== STATED GOAL ==
Below are records to repeat exactly. Omit the pictures from the copy.

(Data extracted from a collection)
━━━━━━━━━━━━━━━━━━━━
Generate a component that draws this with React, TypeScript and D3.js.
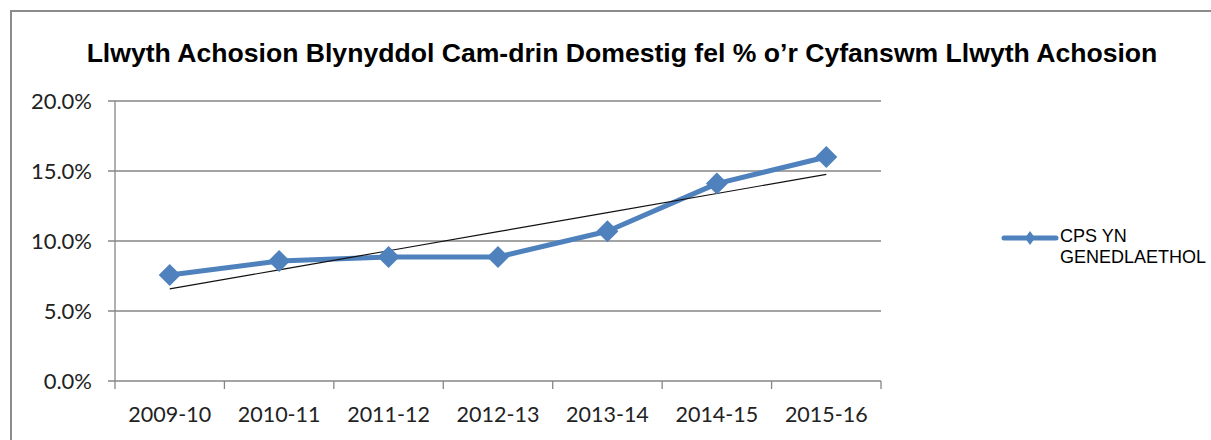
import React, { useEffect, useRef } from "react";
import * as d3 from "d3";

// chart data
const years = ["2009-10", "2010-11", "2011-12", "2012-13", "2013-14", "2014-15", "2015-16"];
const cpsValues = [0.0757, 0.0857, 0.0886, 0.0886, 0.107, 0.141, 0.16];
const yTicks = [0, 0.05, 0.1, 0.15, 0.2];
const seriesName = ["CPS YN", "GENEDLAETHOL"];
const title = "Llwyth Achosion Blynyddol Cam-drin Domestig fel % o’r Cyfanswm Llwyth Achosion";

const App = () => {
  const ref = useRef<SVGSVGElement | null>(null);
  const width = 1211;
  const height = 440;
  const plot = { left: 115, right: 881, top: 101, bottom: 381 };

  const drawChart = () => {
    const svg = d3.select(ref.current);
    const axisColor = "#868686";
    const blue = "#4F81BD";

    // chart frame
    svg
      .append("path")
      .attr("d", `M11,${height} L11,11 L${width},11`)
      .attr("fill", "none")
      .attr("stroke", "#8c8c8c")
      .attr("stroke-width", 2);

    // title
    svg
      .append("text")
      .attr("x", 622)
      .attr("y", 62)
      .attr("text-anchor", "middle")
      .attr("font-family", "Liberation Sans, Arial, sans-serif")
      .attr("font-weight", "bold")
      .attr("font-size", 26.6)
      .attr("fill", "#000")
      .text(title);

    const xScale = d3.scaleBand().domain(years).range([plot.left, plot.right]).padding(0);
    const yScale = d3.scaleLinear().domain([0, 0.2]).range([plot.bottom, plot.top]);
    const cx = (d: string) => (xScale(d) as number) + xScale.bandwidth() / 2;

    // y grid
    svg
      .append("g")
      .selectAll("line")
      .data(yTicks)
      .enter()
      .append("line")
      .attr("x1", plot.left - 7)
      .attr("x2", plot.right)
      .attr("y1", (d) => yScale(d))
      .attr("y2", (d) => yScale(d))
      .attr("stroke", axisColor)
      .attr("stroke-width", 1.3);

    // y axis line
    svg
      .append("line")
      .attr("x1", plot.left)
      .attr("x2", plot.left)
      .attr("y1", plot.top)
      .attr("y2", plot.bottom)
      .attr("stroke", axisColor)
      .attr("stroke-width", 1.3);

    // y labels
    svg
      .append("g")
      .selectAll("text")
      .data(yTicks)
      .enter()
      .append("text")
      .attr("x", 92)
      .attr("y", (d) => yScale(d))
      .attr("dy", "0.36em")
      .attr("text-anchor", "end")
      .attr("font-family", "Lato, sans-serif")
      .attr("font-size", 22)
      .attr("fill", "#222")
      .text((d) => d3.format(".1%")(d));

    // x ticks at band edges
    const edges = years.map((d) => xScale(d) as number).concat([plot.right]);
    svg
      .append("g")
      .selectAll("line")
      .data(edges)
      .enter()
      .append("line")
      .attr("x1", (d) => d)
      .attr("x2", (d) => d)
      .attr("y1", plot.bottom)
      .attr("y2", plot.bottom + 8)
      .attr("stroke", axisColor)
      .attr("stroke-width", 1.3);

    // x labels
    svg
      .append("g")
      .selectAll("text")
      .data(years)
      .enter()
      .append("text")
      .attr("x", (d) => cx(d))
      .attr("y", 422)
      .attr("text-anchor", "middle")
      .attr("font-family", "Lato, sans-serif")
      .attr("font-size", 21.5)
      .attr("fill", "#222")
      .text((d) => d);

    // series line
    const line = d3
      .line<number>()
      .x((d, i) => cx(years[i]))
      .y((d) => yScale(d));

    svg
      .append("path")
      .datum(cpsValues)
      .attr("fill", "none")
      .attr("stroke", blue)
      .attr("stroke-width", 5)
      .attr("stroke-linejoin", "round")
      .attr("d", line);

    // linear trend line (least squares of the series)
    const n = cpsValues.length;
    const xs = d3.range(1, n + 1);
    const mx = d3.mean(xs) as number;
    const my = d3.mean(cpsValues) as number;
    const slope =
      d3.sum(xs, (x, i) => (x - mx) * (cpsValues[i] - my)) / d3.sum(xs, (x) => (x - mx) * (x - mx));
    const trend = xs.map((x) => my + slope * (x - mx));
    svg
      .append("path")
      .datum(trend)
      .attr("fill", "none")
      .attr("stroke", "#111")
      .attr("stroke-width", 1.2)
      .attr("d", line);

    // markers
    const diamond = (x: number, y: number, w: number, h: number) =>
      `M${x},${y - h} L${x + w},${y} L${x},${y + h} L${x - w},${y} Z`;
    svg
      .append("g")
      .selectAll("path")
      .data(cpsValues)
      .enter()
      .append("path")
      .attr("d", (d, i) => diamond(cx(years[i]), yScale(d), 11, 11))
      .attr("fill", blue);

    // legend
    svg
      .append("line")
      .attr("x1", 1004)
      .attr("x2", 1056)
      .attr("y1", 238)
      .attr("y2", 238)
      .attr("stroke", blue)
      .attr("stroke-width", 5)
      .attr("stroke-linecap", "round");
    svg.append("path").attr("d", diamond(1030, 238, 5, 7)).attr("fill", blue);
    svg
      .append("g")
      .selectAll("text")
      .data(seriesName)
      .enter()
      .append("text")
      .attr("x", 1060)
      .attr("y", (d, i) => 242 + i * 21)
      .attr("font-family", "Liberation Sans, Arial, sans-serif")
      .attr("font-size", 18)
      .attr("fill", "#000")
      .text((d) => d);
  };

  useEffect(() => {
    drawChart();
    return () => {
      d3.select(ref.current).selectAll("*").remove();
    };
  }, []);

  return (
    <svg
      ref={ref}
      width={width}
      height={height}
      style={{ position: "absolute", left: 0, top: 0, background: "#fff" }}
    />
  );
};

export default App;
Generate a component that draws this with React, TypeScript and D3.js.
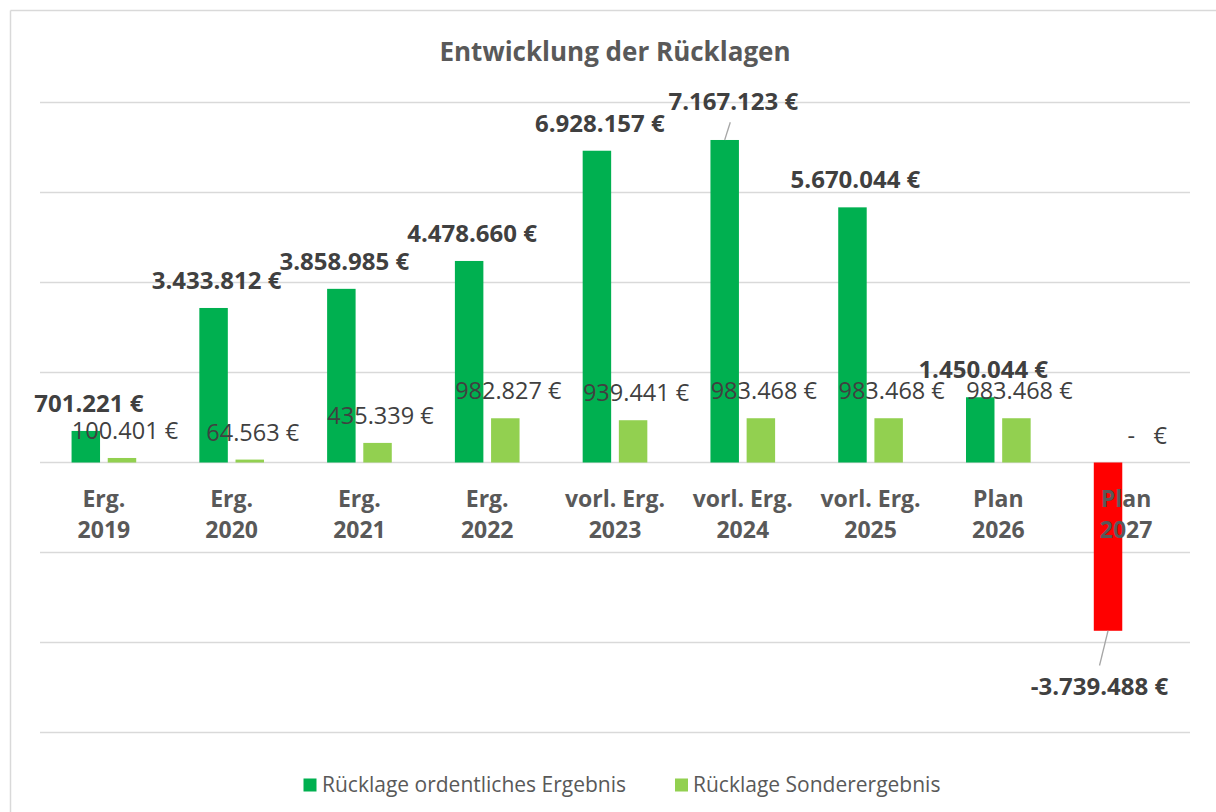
━━━━━━━━━━━━━━━━━━━━
== REPLY TO THE TASK ==
Generate a component that draws this with React, TypeScript and D3.js.
import React, { useEffect, useRef } from "react";
import * as d3 from "d3";

// chart data
const years = ["2009-10", "2010-11", "2011-12", "2012-13", "2013-14", "2014-15", "2015-16"];
const cpsValues = [0.0757, 0.0857, 0.0886, 0.0886, 0.107, 0.141, 0.16];
const yTicks = [0, 0.05, 0.1, 0.15, 0.2];
const seriesName = ["CPS YN", "GENEDLAETHOL"];
const title = "Llwyth Achosion Blynyddol Cam-drin Domestig fel % o’r Cyfanswm Llwyth Achosion";

const App = () => {
  const ref = useRef<SVGSVGElement | null>(null);
  const width = 1211;
  const height = 440;
  const plot = { left: 115, right: 881, top: 101, bottom: 381 };

  const drawChart = () => {
    const svg = d3.select(ref.current);
    const axisColor = "#868686";
    const blue = "#4F81BD";

    // chart frame
    svg
      .append("path")
      .attr("d", `M11,${height} L11,11 L${width},11`)
      .attr("fill", "none")
      .attr("stroke", "#8c8c8c")
      .attr("stroke-width", 2);

    // title
    svg
      .append("text")
      .attr("x", 622)
      .attr("y", 62)
      .attr("text-anchor", "middle")
      .attr("font-family", "Liberation Sans, Arial, sans-serif")
      .attr("font-weight", "bold")
      .attr("font-size", 26.6)
      .attr("fill", "#000")
      .text(title);

    const xScale = d3.scaleBand().domain(years).range([plot.left, plot.right]).padding(0);
    const yScale = d3.scaleLinear().domain([0, 0.2]).range([plot.bottom, plot.top]);
    const cx = (d: string) => (xScale(d) as number) + xScale.bandwidth() / 2;

    // y grid
    svg
      .append("g")
      .selectAll("line")
      .data(yTicks)
      .enter()
      .append("line")
      .attr("x1", plot.left - 7)
      .attr("x2", plot.right)
      .attr("y1", (d) => yScale(d))
      .attr("y2", (d) => yScale(d))
      .attr("stroke", axisColor)
      .attr("stroke-width", 1.3);

    // y axis line
    svg
      .append("line")
      .attr("x1", plot.left)
      .attr("x2", plot.left)
      .attr("y1", plot.top)
      .attr("y2", plot.bottom)
      .attr("stroke", axisColor)
      .attr("stroke-width", 1.3);

    // y labels
    svg
      .append("g")
      .selectAll("text")
      .data(yTicks)
      .enter()
      .append("text")
      .attr("x", 92)
      .attr("y", (d) => yScale(d))
      .attr("dy", "0.36em")
      .attr("text-anchor", "end")
      .attr("font-family", "Lato, sans-serif")
      .attr("font-size", 22)
      .attr("fill", "#222")
      .text((d) => d3.format(".1%")(d));

    // x ticks at band edges
    const edges = years.map((d) => xScale(d) as number).concat([plot.right]);
    svg
      .append("g")
      .selectAll("line")
      .data(edges)
      .enter()
      .append("line")
      .attr("x1", (d) => d)
      .attr("x2", (d) => d)
      .attr("y1", plot.bottom)
      .attr("y2", plot.bottom + 8)
      .attr("stroke", axisColor)
      .attr("stroke-width", 1.3);

    // x labels
    svg
      .append("g")
      .selectAll("text")
      .data(years)
      .enter()
      .append("text")
      .attr("x", (d) => cx(d))
      .attr("y", 422)
      .attr("text-anchor", "middle")
      .attr("font-family", "Lato, sans-serif")
      .attr("font-size", 21.5)
      .attr("fill", "#222")
      .text((d) => d);

    // series line
    const line = d3
      .line<number>()
      .x((d, i) => cx(years[i]))
      .y((d) => yScale(d));

    svg
      .append("path")
      .datum(cpsValues)
      .attr("fill", "none")
      .attr("stroke", blue)
      .attr("stroke-width", 5)
      .attr("stroke-linejoin", "round")
      .attr("d", line);

    // linear trend line (least squares of the series)
    const n = cpsValues.length;
    const xs = d3.range(1, n + 1);
    const mx = d3.mean(xs) as number;
    const my = d3.mean(cpsValues) as number;
    const slope =
      d3.sum(xs, (x, i) => (x - mx) * (cpsValues[i] - my)) / d3.sum(xs, (x) => (x - mx) * (x - mx));
    const trend = xs.map((x) => my + slope * (x - mx));
    svg
      .append("path")
      .datum(trend)
      .attr("fill", "none")
      .attr("stroke", "#111")
      .attr("stroke-width", 1.2)
      .attr("d", line);

    // markers
    const diamond = (x: number, y: number, w: number, h: number) =>
      `M${x},${y - h} L${x + w},${y} L${x},${y + h} L${x - w},${y} Z`;
    svg
      .append("g")
      .selectAll("path")
      .data(cpsValues)
      .enter()
      .append("path")
      .attr("d", (d, i) => diamond(cx(years[i]), yScale(d), 11, 11))
      .attr("fill", blue);

    // legend
    svg
      .append("line")
      .attr("x1", 1004)
      .attr("x2", 1056)
      .attr("y1", 238)
      .attr("y2", 238)
      .attr("stroke", blue)
      .attr("stroke-width", 5)
      .attr("stroke-linecap", "round");
    svg.append("path").attr("d", diamond(1030, 238, 5, 7)).attr("fill", blue);
    svg
      .append("g")
      .selectAll("text")
      .data(seriesName)
      .enter()
      .append("text")
      .attr("x", 1060)
      .attr("y", (d, i) => 242 + i * 21)
      .attr("font-family", "Liberation Sans, Arial, sans-serif")
      .attr("font-size", 18)
      .attr("fill", "#000")
      .text((d) => d);
  };

  useEffect(() => {
    drawChart();
    return () => {
      d3.select(ref.current).selectAll("*").remove();
    };
  }, []);

  return (
    <svg
      ref={ref}
      width={width}
      height={height}
      style={{ position: "absolute", left: 0, top: 0, background: "#fff" }}
    />
  );
};

export default App;
Generate a component that draws this with React, TypeScript and D3.js.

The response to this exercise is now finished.